The first man probably thought how amazing would it be to walk with Jesus as one of his disciples, witness his works and miracles, and hear his words. He was willing to proclaim a commitment to Jesus, so Jesus challenged him with his response. Jesus did not have a home. He had no place of rest. He was always working; the crowds sought him and there was no place to retreat. Foxes and birds had a better comfort. Would this young man truly follow him anywhere? To follow Jesus anywhere is not from town to town. It means to follow him, even unto death, as many of his apostles did. Jesus knew this man’s heart. He was not ready to be his disciple.
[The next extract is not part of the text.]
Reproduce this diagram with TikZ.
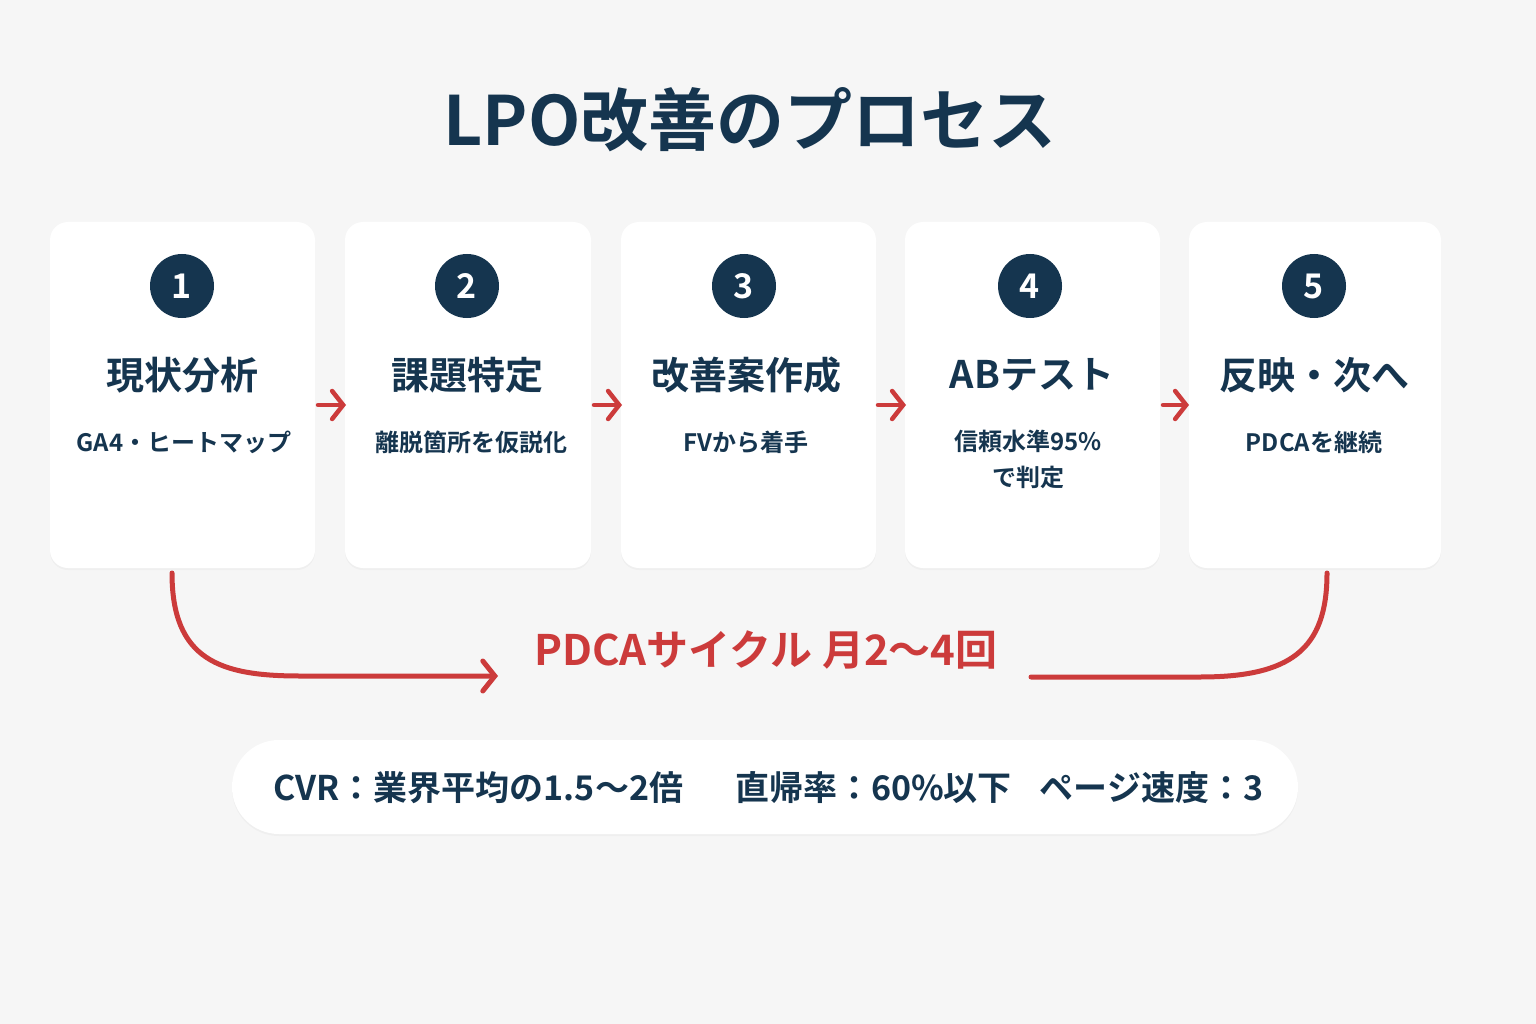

We do not know the reason Jesus approached the next man. Perhaps he saw a righteous or longing heart in him. The man asks only for permission to bury his father. This is a seemingly respectable and even reasonable request. The burial was important in the Jewish culture. Yet, Jesus denies this. He holds no tradition higher than God. He says let the dead bury their own, or let the spiritually dead do their own works. Your service to God must come first. This in no way means we skip funerals, but if it is between a funeral and following Jesus, we are to follow Jesus. We are not to compromise our faith for any cause.
The third man, like the first, said he was prepared to follow Jesus. He asks only to be able to say goodbye to his family. This too, seems a fair request. It probably would not have taken long. Jesus doesn’t see it that way though. A commitment to Jesus cannot be followed by a return to a former life. We cannot decide to follow Jesus, but then ask him if we can first say goodbye to our sins. This does not undermine the importance of family. God created the family. But God has to be first. The man’s family might convince him not to go, in the same way our lives of sin might tempt us to stray. We cannot start our journey with Christ and then look behind us. The work itself will suffer! Our concern for the world will make our path crooked, just as a plow would, should the worker look behind him instead of forward.
Consider this: A alcoholic wants to quit drinking. He thinks to himself, “I would really love to stop, but I am not ready yet to give it up today, perhaps tomorrow. I wouldn’t be comfortable today.” The next day, his father passes away. He thinks, “I had a rough day today. My father died, I will stop drinking after the funeral.” After the funeral, he says, “I will stop drinking, but first, let me go out one more night to the bar. Let me say goodbye to my old drinking friends, before I start my new life.” Such a man will not stop drinking, anymore then the men Jesus spoke to would fully commit to him.